The Quantum Wavefunction

TL;DR

This paper explores the concept of the quantum wavefunction, explaining how it underpins modern physics' departure from classical predictability and challenges intuitive notions of determinism.

Contribution

It provides an analysis of the quantum wavefunction and clarifies its role in modern physics, contrasting it with classical physics' deterministic equations.

Findings

Wavefunction explains quantum unpredictability

Classical equations are approximations of the wavefunction

Quantum mechanics challenges classical intuition

Abstract

When most people think of physics, they think of what they learned in high school physics: that the world is fundamentally predictable.

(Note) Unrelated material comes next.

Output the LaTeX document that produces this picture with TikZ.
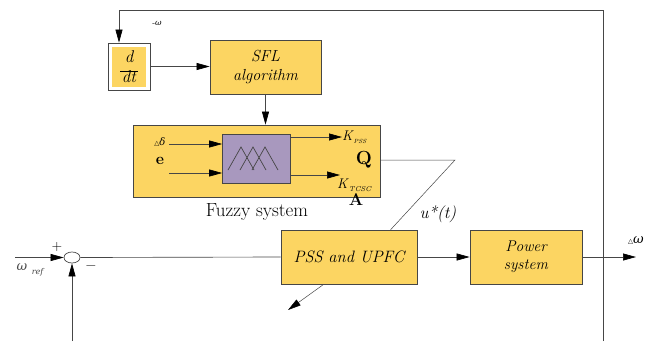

Given the position and velocity of a particle in space, it should be possible to predict its position at any moment in the future, right? Though this was thought to be true for thousands of years, recent developments in the field of physics have shown that this isn't actually true. Instead of being fundamentally predictable, the universe is fundamentally unpredictable. However, this doesn't seem to make sense. What happened to the centuries of physics developed by Newton, Bernoulli, and Lagrange? Well, as it turns out, they weren't actually wrong. Their equations were actually an approximation of a formula called the wavefunction, which is the "Newton's Laws" equivalent for modern physics. In this paper, we'll take a look at this peculiar wavefunction and why our intuition about the world is completely wrong.